The assessment is designed and implemented without bias, political influence or personal favouritism and does not create systemic barriers.
The assessment processes and methods effectively assess the essential qualifications and other merit criteria identified and are administered fairly.
The identification of persons who meet the operational requirements and organizational needs is carried out objectively.
To ensure that the assessment processes and methods:
- result in the identification of the person(s) who meet the qualifications and other merit criteria used in making the appointment decision; and
- provide a sound basis for making appointments according to merit.
In addition to being accountable for respecting the policy statement, deputy heads must:
- inform the persons to be assessed, in a timely manner, of the assessment methods to be used, their right to accommodation and how to exercise that right; and
- ensure that those responsible for assessment:
- have the necessary competencies to ensure a fair and complete assessment of the person's qualifications;
- have the language proficiency required to permit effective communication with the person being assessed in the official language or languages chosen by that person in order to assess his or her qualifications fairly;
- are not in conflict of interest and are able to carry out their roles, responsibilities and duties in a fair and just manner;
- obtain the PSC's approval before using tests of personality, intelligence, aptitude, or tests of like nature;
- adhere to the guidelines set forth in the document entitled "Testing in the Public Service of Canada", published by the PSC, when developing and using standardized tests;
- use assessment tools that do not create systemic barriers to employment;
- use the PSC's Second Language Evaluation test or another instrument approved by the PSC to assess official language skills on a "meets/does-not-meet" basis. PSC's Second Language Evaluation Oral Interaction Test must be evaluated by PSC-certified Second Language Evaluation Oral Interaction Assessors. Second Language Evaluation Oral Interaction Tests evaluated by PSC-certified Second Language Evaluation Oral Interaction Assessors are deemed to have been conducted by the PSC. For appointments of students or casual workers, those responsible for the assessment are permitted to conduct the assessment if they have the language skills required to do so;
- conduct their own assessment of expert or specialized official language proficiency qualifications;
- assess qualifications for appointment to or within the EX group:
- with a structured interview and a structured reference check, and;
- with any additional assessment tools necessary to provide clear evidence for appointment decisions (such as SELEX);
- obtain approval from the PSC for exceptions to the EX assessment requirements on a case-by-case basis, except for acting EX appointments over four months.

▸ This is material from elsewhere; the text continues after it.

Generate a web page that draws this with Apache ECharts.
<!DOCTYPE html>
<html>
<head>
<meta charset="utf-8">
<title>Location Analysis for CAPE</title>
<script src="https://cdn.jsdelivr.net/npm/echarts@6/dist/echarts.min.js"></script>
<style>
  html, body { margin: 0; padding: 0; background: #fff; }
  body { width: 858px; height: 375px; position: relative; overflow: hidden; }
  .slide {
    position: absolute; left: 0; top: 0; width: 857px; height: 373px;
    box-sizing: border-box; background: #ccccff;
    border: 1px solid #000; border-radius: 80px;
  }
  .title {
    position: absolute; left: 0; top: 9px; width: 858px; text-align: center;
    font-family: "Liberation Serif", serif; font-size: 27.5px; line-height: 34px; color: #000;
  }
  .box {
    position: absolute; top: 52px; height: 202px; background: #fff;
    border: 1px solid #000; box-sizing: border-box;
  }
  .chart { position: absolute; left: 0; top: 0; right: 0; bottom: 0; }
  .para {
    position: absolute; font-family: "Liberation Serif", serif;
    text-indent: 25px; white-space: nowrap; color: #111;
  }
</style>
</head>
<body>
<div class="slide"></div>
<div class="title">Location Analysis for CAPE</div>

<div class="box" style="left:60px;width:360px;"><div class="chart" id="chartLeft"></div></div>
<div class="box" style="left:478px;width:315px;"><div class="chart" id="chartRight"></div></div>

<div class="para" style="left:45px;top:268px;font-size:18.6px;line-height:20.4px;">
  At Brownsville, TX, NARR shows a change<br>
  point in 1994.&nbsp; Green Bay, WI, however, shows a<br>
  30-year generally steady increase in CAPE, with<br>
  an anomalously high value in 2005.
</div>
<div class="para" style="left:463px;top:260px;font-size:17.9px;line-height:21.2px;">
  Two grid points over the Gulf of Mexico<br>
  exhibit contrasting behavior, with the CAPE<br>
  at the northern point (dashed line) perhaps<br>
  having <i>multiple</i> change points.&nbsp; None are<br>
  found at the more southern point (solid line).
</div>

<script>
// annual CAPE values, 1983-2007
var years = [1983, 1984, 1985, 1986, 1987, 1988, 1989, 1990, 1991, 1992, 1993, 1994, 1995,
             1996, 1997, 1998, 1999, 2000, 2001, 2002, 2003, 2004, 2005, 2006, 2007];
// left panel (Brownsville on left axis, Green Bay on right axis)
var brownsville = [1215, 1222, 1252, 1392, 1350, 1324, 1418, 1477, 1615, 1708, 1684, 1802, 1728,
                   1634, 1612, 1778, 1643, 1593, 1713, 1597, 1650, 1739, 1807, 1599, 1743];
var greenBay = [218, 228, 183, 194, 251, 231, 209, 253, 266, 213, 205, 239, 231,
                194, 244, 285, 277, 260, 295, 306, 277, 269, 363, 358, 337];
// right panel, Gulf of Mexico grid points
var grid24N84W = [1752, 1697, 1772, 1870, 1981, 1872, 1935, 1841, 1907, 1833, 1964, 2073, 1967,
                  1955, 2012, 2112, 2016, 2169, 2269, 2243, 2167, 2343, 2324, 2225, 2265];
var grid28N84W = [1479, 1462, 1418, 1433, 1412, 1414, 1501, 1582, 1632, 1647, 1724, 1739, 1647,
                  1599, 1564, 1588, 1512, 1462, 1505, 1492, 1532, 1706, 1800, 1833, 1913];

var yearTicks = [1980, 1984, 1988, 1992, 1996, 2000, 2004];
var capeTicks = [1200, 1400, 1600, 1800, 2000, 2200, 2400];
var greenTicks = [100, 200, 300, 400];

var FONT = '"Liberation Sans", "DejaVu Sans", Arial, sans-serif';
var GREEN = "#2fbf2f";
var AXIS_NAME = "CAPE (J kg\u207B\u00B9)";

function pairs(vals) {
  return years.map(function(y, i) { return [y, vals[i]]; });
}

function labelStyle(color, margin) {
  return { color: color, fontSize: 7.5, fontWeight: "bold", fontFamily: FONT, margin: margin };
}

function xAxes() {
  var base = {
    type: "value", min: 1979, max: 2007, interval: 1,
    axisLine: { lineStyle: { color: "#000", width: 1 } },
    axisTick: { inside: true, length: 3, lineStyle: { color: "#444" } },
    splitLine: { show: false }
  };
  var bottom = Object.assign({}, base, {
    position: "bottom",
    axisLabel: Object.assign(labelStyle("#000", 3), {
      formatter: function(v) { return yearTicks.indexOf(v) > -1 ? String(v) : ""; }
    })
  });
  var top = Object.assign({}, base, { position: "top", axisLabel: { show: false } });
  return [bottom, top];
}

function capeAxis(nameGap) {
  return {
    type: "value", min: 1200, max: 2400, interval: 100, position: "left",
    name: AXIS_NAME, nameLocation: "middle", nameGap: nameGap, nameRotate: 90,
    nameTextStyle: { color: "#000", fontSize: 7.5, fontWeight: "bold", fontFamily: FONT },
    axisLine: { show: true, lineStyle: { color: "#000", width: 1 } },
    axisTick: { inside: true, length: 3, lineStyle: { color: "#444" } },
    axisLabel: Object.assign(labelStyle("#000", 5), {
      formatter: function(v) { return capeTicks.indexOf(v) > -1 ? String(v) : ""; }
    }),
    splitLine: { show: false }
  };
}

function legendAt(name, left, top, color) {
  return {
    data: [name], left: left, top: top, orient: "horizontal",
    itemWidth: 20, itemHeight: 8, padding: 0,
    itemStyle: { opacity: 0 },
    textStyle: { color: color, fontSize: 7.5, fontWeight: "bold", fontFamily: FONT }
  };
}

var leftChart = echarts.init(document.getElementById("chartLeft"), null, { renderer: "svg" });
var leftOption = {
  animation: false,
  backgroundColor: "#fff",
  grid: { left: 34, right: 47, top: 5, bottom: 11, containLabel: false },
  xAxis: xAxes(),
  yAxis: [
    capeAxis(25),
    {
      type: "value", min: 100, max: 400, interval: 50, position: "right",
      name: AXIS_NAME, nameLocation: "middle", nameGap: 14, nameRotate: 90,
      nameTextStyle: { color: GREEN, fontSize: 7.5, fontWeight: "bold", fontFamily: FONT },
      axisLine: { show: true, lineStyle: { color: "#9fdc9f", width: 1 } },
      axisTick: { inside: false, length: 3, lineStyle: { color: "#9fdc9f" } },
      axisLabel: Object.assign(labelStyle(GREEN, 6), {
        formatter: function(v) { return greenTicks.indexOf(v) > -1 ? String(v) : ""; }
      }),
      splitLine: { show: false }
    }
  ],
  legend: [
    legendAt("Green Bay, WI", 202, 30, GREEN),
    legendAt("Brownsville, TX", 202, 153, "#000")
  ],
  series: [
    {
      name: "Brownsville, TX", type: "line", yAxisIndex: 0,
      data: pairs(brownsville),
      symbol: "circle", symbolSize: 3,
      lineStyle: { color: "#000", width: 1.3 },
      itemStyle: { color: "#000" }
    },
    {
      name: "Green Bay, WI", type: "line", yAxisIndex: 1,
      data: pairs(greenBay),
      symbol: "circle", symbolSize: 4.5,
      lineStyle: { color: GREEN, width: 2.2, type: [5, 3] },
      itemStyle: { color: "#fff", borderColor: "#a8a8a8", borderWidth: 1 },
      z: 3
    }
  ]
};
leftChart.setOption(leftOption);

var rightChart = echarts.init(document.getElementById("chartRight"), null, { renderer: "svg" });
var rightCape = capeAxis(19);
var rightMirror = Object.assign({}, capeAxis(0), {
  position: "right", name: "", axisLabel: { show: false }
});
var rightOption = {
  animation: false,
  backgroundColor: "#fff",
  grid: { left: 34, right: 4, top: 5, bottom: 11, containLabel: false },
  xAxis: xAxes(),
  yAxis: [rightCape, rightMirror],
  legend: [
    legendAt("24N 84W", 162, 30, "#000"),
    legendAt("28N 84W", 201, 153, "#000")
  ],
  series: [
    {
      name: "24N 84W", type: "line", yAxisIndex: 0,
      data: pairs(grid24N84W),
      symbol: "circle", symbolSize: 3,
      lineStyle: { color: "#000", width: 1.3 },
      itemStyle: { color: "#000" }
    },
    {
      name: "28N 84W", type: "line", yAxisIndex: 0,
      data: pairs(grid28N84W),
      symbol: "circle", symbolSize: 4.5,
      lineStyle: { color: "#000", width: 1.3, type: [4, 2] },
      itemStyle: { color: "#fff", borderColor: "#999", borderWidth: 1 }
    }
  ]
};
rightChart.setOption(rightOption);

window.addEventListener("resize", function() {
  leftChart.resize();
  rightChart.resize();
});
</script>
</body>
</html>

- for acting EX appointments over four months, the acceptable alternative to the structured interview and structured reference check is a narrative assessment that:
- assesses all of the merit criteria for the position, including the Key Leadership Competencies;
- uses concrete behavioural examples; and
- is signed by the hiring manager or another manager who is sufficiently familiar with the applicant's performance and accomplishments to attest to the accuracy of the information provided.
- establish EX assessment boards comprised of members at, or equivalent to, a level above the position being staffed, as well as other parties as necessary for a comprehensive assessment. HR specialists may assist EX assessment boards in an advisory capacity.
Deputy heads must respect:
- the Public Service Employment Act, section 37, which states that examinations or interviews, when conducted for the purpose of assessing the essential qualifications or qualifications considered an asset, other than language proficiency, shall be conducted in English or French or both, at the option of the person being assessed;
- the Employment Equity Act, which specifically sets out the obligation to eliminate any systemic barriers to employment;
- the Treasury Board/Public Service Commission Policy on the Duty to Accommodate Persons with Disabilities in the Federal Public Service, which makes it mandatory to provide accommodations; and
- the Canadian Charter of Rights and Freedoms and the Canadian Human Rights Act, which prohibit certain grounds of discrimination.